Norrington's Reading of `Idomeneo' Was Highlight at Boston's Orgy of Ancient Music

IN the corridors of the Boston Park Plaza Hotel, music accosted, then charmed, the ear from every direction, competing for the attention of the potential instrument buyer or just the curious passerby. Inside each display room, makers of the many exquisitely crafted reproductions of period musical instruments had congregated from around the world. They talked fervently about their wares. While musicians lined up to try them out, cognoscentes gathered for intense debate on arcane subjects, and others came together just to socialize and gossip. Keyboardist Steven Lubin, who made the first fortepiano recordings of the complete Beethoven piano concertos, had driven up from New York to give a new Rod Regier instrument a road test, but said he also enjoyed ``seeing my friends. It's like a party there. It's really fun.''

It was the week of the Boston Early Music Festival & Exhibition (May 28-June 4), in full flight at several - mostly non-air-conditioned - concert halls and churches, where audiences perspired past midnight through ancient works, some inspired and performed with inspiration, others of lesser merit or played indifferently.

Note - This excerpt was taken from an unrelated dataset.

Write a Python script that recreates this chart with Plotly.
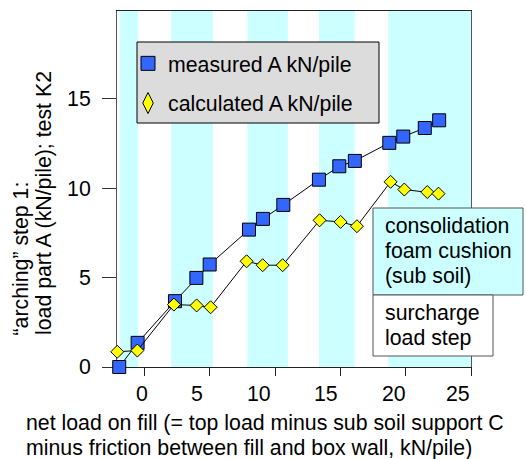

The clear highlight of the festival, Roger Norrington's exalted concert performance of the Mozart opera ``Idomeneo'' alone made the festival worthwhile. This work - given its dress rehearsal on Jan. 27, 1781, Mozart's 25th birthday - has had a troubled existence. It was neglected in some quarters because the its opera seria format was regarded as static and outmoded. From those who did promote its performance, the opera suffered endless cutting. Richard Strauss even added music of his own, and re-did the recitatives to bring out what he believed was a leitmotif in Mozart's score.

Mr. Norrington has cleared away the 19th-century romantic clouds surrounding ``Idomeneo'' and revealed a work of drama, depth, and humanity. He takes the opera at a brisk pace, but his crisp and alert tempi make complete sense in maintaining both continuity and tension.

Jeffrey Thomas, a last-minute replacement in the title role, did not have all the power the part demanded. Yet much of his singing was subtle, beautiful, and - as in Idomeneo's great aria ``Fuor del Mar'' - sublime. Jeanne Ommerle sang the part of Ilia affectingly, bringing a quite rapturous spirit to ``Se il pardre perdei.'' Lorraine Hunt lent a powerful sense of drama to the role of Idamante - Idomeneo's son - with her penetrating soprano and expressive color. Lisa Saffer's Electra began on the restrained side, but heated up to good effect as the evening progressed. Richard Morrison gave a dark but elating mystery to the music of Neptune.

The chorus was a model of both clarity and sensitivity, but above all else it was Norrington and the Boston Early Music Festival Orchestra which projected the strongest and most compelling musical imagery. Woodwinds, so important in Mozart's score, were used to especially sensual effect. The strings were wonderfully supple, drawing listeners inextricably into the drama and holding them breathless until the opera's end.

Many other concerts were less successful, but when the Boston Camerata came on stage in Emmanuel Church on Saturday night, nobody noticed the humid climate, so pure and spiritual was its performance of ``Requiem Mass,'' by Jean Gilles (1668-1705).

The Erwin Bodky Competition - this year for performance on stringed instruments - made for another major event in the festival. The final round seemed to indicate a clear-cut winner in violinist Carla Moore, who found a deep lyricism in Bach's ``Chaconne'' from Partita 2 in D minor and other works.

Back at the Park Plaza Hotel, all was sound and motion. Rod Regier of Freeport, Me., told of the first harpsichord he made in the Massachusetts Institute of Technology hobby shop and of his time ``sweeping floors'' for harpsichord-maker William Dowd, currently based at the Smithsonian. Dowd was later sighted playing ``Boogie Woogie on the St. Louis Blues'' on a harpsichord elaborately painted by John Phillips of Berkeley, Calif.

Guy Derat, who came from France, stood proudly behind his display of viols, providing yet one more opportunity for musicians to ``come and find a palette of sounds which suits them.''

Music was to be heard from all directions, while laughter and conversations meandered in and out of the resulting aural stew. It was all rather captivating. And at least they had air conditioning there.